Problem details: Below are entries. Pull out all lines containing "that".

— start Exercise inputs —

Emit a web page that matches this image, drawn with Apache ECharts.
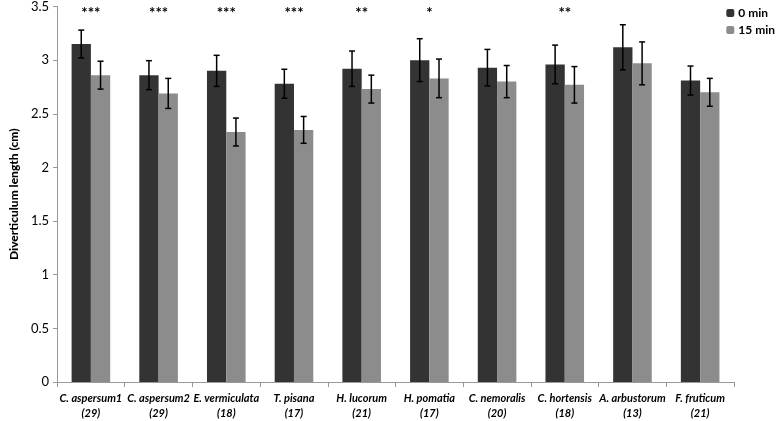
<!DOCTYPE html>
<html><head><meta charset="utf-8">
<script src="https://cdn.jsdelivr.net/npm/echarts@6/dist/echarts.min.js"></script>
<style>html,body{margin:0;padding:0;background:#fff}#c{width:778px;height:421px}</style>
</head><body><div id="c"></div>
<script>
const categories = ['C. aspersum1\n(29)','C. aspersum2\n(29)','E. vermiculata\n(18)','T. pisana\n(17)','H. lucorum\n(21)','H. pomatia\n(17)','C. nemoralis\n(20)','C. hortensis\n(18)','A. arbustorum\n(13)','F. fruticum\n(21)'];
const min0 = [3.15, 2.86, 2.90, 2.78, 2.92, 3.00, 2.93, 2.96, 3.12, 2.81];
const err0 = [0.13, 0.135, 0.145, 0.135, 0.165, 0.20, 0.17, 0.18, 0.21, 0.135];
const min15 = [2.86, 2.69, 2.33, 2.35, 2.73, 2.83, 2.80, 2.77, 2.97, 2.70];
const err15 = [0.13, 0.14, 0.13, 0.125, 0.13, 0.18, 0.15, 0.17, 0.20, 0.13];
const stars = ['***','***','***','***','**','*','','**','',''];
const yTicks = [0, 0.5, 1, 1.5, 2, 2.5, 3, 3.5];

const FONT = 'Lato, "Open Sans", sans-serif';
const DARK = '#333333', LIGHT = '#8c8c8c';

function errSeries(vals, errs, idx) {
  return {
    type: 'custom', name: 'err' + idx, silent: true, z: 5,
    data: vals.map((v, i) => [i, v - errs[i], v + errs[i]]),
    renderItem: function (params, api) {
      const lo = api.coord([api.value(0), api.value(1)]);
      const hi = api.coord([api.value(0), api.value(2)]);
      const bw = api.size([1, 0])[0];
      const barW = bw * 0.57 / 2;
      const x = lo[0] + (idx === 0 ? -barW / 2 : barW / 2);
      const cap = 3;
      const st = { stroke: '#000', lineWidth: 1.5 };
      return { type: 'group', children: [
        { type: 'line', shape: { x1: x, y1: lo[1], x2: x, y2: hi[1] }, style: st },
        { type: 'line', shape: { x1: x - cap, y1: lo[1], x2: x + cap, y2: lo[1] }, style: st },
        { type: 'line', shape: { x1: x - cap, y1: hi[1], x2: x + cap, y2: hi[1] }, style: st }
      ]};
    }
  };
}

const chart = echarts.init(document.getElementById('c'));
chart.setOption({
  animation: false,
  grid: { left: 44, right: 44, top: 5, bottom: 37 },
  legend: {
    data: ['0 min', '15 min'], orient: 'vertical', right: -2, top: 2,
    itemWidth: 8, itemHeight: 8, itemGap: 5,
    textStyle: { fontFamily: FONT, fontWeight: 'bold', fontSize: 12, color: '#000', padding: [0,0,0,-1] }
  },
  xAxis: {
    type: 'category', data: categories,
    axisLine: { lineStyle: { color: '#999' } },
    axisTick: { show: true, length: 5, lineStyle: { color: '#999' } },
    axisLabel: { interval: 0, fontFamily: FONT, fontStyle: 'italic', fontWeight: 'bold', fontSize: 11, color: '#000', lineHeight: 15, margin: 9 }
  },
  yAxis: {
    type: 'value', min: 0, max: 3.5, interval: 0.5,
    name: 'Diverticulum length (cm)', nameLocation: 'middle', nameGap: 31,
    nameTextStyle: { fontFamily: FONT, fontWeight: 900, fontSize: 12, color: '#000' },
    axisLine: { show: true, lineStyle: { color: '#999' } },
    axisTick: { show: true, length: 4, lineStyle: { color: '#999' } },
    splitLine: { show: false },
    axisLabel: { fontFamily: FONT, fontSize: 13, color: '#000', margin: 8,
      formatter: v => yTicks.includes(v) ? String(v) : '' }
  },
  series: [
    { name: '0 min', type: 'bar', data: min0, barGap: '0%', barCategoryGap: '43%', itemStyle: { color: DARK } },
    { name: '15 min', type: 'bar', data: min15, itemStyle: { color: LIGHT } },
    errSeries(min0, err0, 0),
    errSeries(min15, err15, 1),
    {
      type: 'custom', name: 'stars', silent: true,
      data: stars.map((s, i) => [i, 3.5, s]),
      renderItem: function (params, api) {
        const p = api.coord([api.value(0), api.value(1)]);
        return { type: 'text', x: p[0], y: p[1] - 1,
          style: { text: stars[params.dataIndex], textAlign: 'center', textVerticalAlign: 'top', font: 'bold 15px ' + FONT, fill: '#000' } };
      }
    }
  ]
});
</script></body></html>
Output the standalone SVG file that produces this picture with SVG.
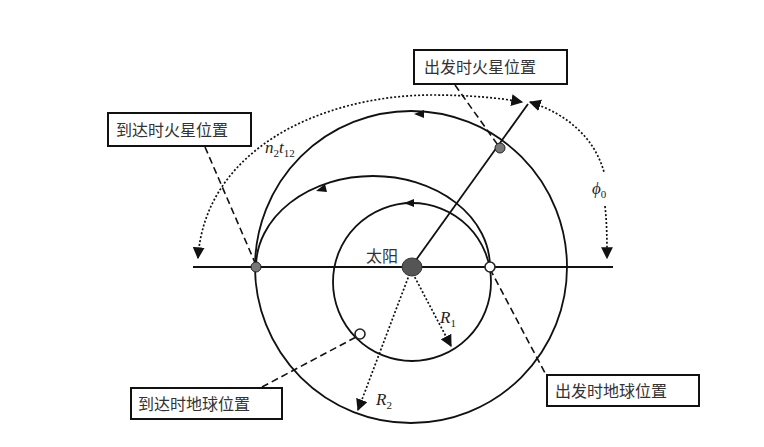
<svg xmlns="http://www.w3.org/2000/svg" width="764" height="447" viewBox="0 0 764 447">
<style>
.l{fill:none;stroke:#111;stroke-width:1.8}
.d{fill:none;stroke:#111;stroke-width:1.6;stroke-dasharray:7 4}
.o{fill:none;stroke:#111;stroke-width:1.7;stroke-dasharray:2 2}
.box{fill:#fff;stroke:#111;stroke-width:2}
.t{font-family:"Noto Sans CJK SC","Liberation Sans",sans-serif;font-size:16px;fill:#333}
.m{font-family:"Liberation Serif",serif;font-style:italic;font-size:17px;fill:#222}
.s{font-size:11px;font-style:normal}
</style>
<defs>
<marker id="a" viewBox="0 0 10 10" refX="9" refY="5" markerWidth="7" markerHeight="7" orient="auto-start-reverse"><path d="M0,0L10,5L0,10z" fill="#111"/></marker>
</defs>
<rect width="764" height="447" fill="#fff"/>
<g id="connectors">
<line class="l" x1="193" y1="267" x2="613" y2="267"/>
<circle class="l" cx="411" cy="267" r="156"/>
<circle class="l" cx="412" cy="282" r="79"/>
<path class="l" d="M490,267 A117,91 0 0 0 256,267"/>
<path d="M414,114 L424,110 L424,118z" fill="#111"/>
<path d="M404,203 L414,199 L414,207z" fill="#111"/>
<path d="M316,191 L325,184 L327,192z" fill="#111"/>
<line class="l" x1="411" y1="267" x2="528" y2="104"/>
<path class="o" d="M198,258 C205,150 320,96 430,95 C470,95 500,98 522,102" marker-start="url(#a)" marker-end="url(#a)"/>
<path class="o" d="M530,102 C570,115 595,140 604,172" marker-start="url(#a)"/>
<path class="o" d="M605,206 C607,225 607,240 607,258" marker-end="url(#a)"/>
<path class="o" d="M411,270 L451,346" marker-end="url(#a)"/>
<path class="o" d="M411,270 L358,410" marker-end="url(#a)"/>
<line class="d" x1="455" y1="85" x2="500" y2="148"/>
<line class="d" x1="205" y1="147" x2="256" y2="265"/>
<line class="d" x1="262" y1="387" x2="358" y2="336"/>
<line class="d" x1="490" y1="269" x2="545" y2="373"/>
</g>
<g id="sun"><ellipse cx="412" cy="267" rx="10" ry="9" fill="#555" stroke="#333"/><text class="t" x="366" y="262">太阳</text></g>
<g id="mars-depart"><circle cx="500" cy="148" r="5" fill="#777" stroke="#222"/></g>
<g id="mars-arrive"><circle cx="256" cy="267" r="5" fill="#777" stroke="#222"/></g>
<g id="earth-depart"><circle cx="490" cy="267" r="5" fill="#fff" stroke="#222" stroke-width="1.6"/></g>
<g id="earth-arrive"><circle cx="360" cy="334" r="5" fill="#fff" stroke="#222" stroke-width="1.6"/></g>
<g id="label-mars-depart"><rect class="box" x="414" y="50" width="153" height="34"/><text class="t" x="424" y="73">出发时火星位置</text></g>
<g id="label-mars-arrive"><rect class="box" x="108" y="113" width="143" height="33"/><text class="t" x="116" y="136">到达时火星位置</text></g>
<g id="label-earth-arrive"><rect class="box" x="131" y="388" width="151" height="31"/><text class="t" x="138" y="410">到达时地球位置</text></g>
<g id="label-earth-depart"><rect class="box" x="547" y="375" width="152" height="31"/><text class="t" x="555" y="397">出发时地球位置</text></g>
<text class="m" x="265" y="153">n<tspan class="s" dy="4">2</tspan><tspan dy="-4">t</tspan><tspan class="s" dy="4">12</tspan></text>
<text class="m" x="592" y="194">ϕ<tspan class="s" dy="4">0</tspan></text>
<text class="m" x="440" y="323">R<tspan class="s" dy="4">1</tspan></text>
<text class="m" x="376" y="405">R<tspan class="s" dy="4">2</tspan></text>
</svg>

— end Exercise inputs —

Output of the exercise:
Emit a web page that matches this image, drawn with Apache ECharts.
Output the standalone SVG file that produces this picture with SVG.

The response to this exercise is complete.